Friday, July 17th, 2009

I visited Rogers.com to check out my monthly wireless bill, but I took a bit to find the link. The ‘visited’ style, you see, was faded out. I’m not sure what frame of mind I was in, but for some reason I was taking them at face value, and considered the faded links to be unimportant. When I came out of my tired daze and scanned the list item by item, I found the link I was looking at before.

Links, then come in two varieties.

When you have a table of contents before (and/or at the beginning of each chapter of) a large page of text, or if you’ve got a series of items; for example, in a gallery, the links are items you’re ticking off, one by one. These links say, “You’ve already been here.”
The links at Rogers.com grey out when you click on them, as if to tell me that I’ve seen them, and they’re now unimportant. A user’s eyes easily skip over the grey text, so that they can more quickly scan through the list to find things they haven’t seen, yet.
These links might be called ‘search’ links, because you’re looking for different things, and rarely want to see the same link twice.

When you have a link to an application, on the other hand, or perhaps to a real-time info page, the links take you somewhere you’ll return to again and again. The links say, “Welcome back!”
These links are important, because you’re skipping past all the regular links to find them. Because of that, these ones need to stand out from the others. They don’t need to be more emphasized than the other links, but they do need to be different enough to be seen easily by the user as they scan. A different colour of the same luminosity could work.
These might be called ‘recurring’ links, because you go back to them time and again, and need to easily find it later.
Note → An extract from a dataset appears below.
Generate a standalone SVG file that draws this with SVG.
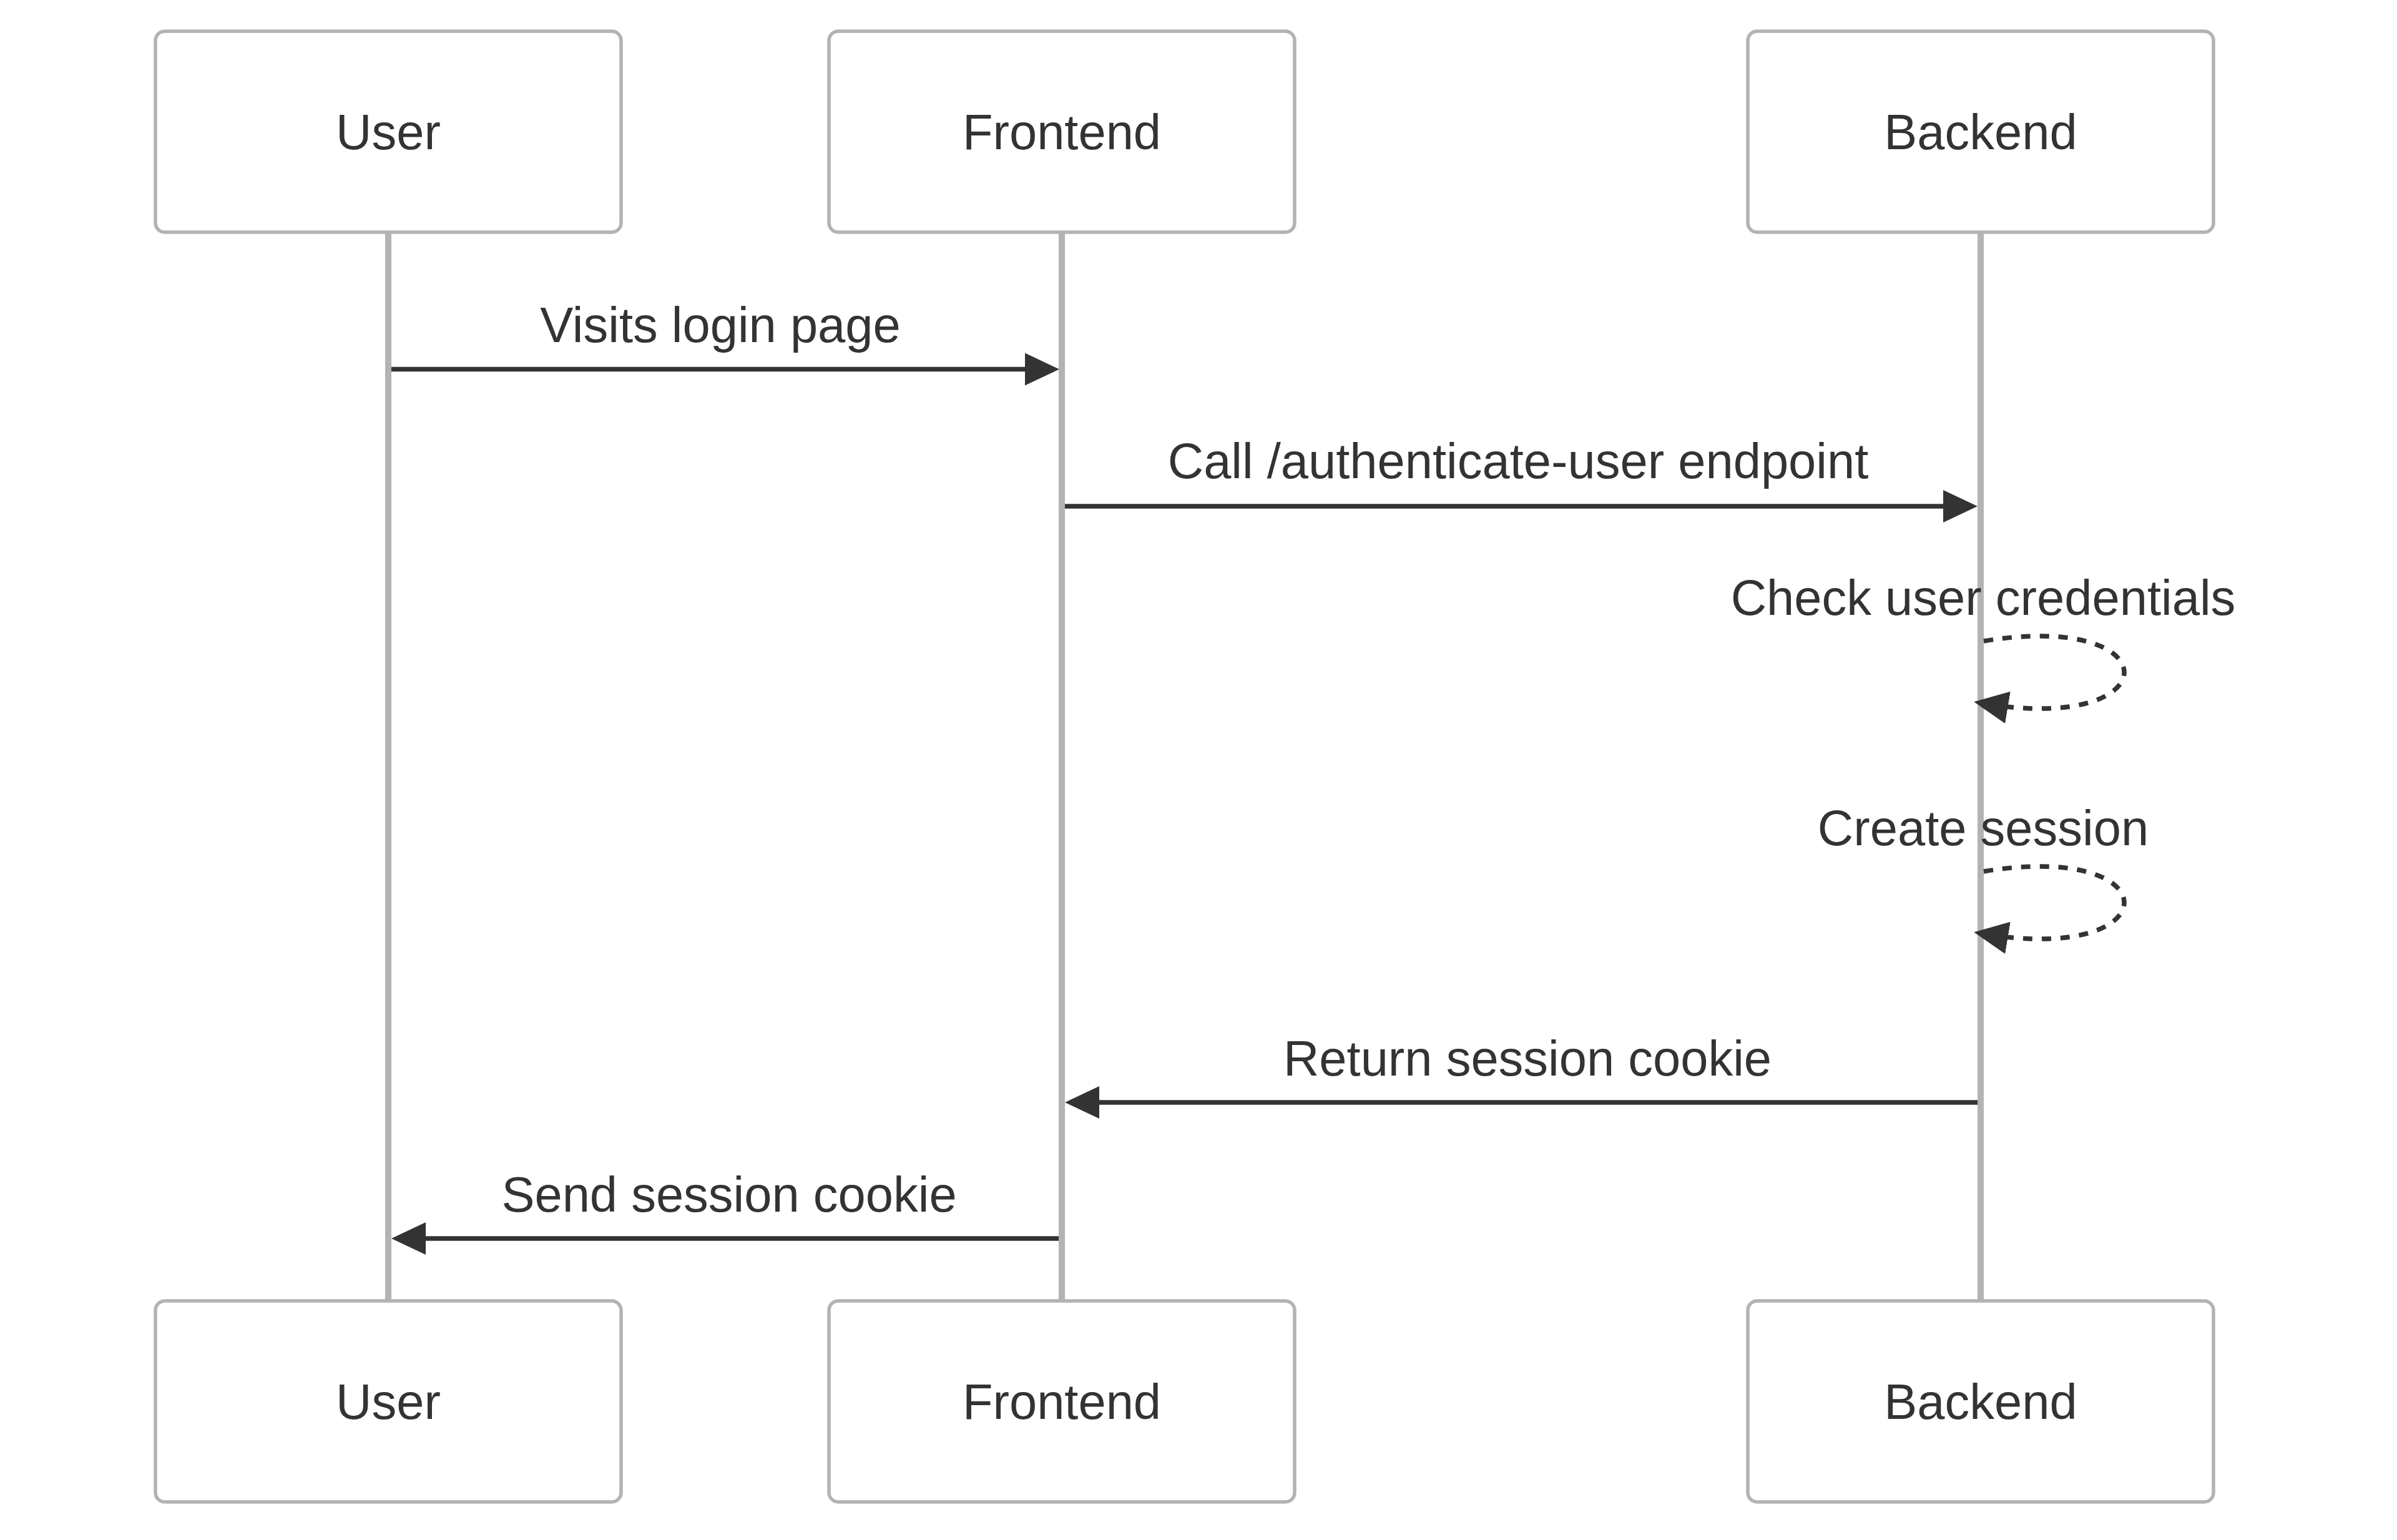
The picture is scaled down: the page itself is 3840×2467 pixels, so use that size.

I wonder if there are other types of links?

Community Expertise

Sunday, July 5th, 2009

I get my hosting through a guy (Who I’ll call Gushi) who does hosting. Because of this, I don’t have to put up with the GoDaddy-type bureaucracy. It also means I’m working with someone who has their own ambitions.

Two days ago, he mentioned an idea he had: The users of his hosting, because they all tended to fall under similar skill sets, could put a list of their abilities on a page to create a community resource. Gushi provides the hosting, and will set up a mySQL account, but doesn’t even give anyone a homepage to start with. If an artist joins the hosting, they could come to the skill page and ‘hire’ other hostees who have skill in webpage design. Likewise, someone who needs something drawn up can enlist the help of an artist, vector drawer, or graphic designer on the list.

We went through the initial ideas, and it would so far be some sort of Perl module put into the control panel we use to manage our site. The user will add categories and/or skill tags for skills they’re proficient in, and a bit of a write-up about themselves, some prices, and samples.

It’s a great idea, and I’m excited to be working on it.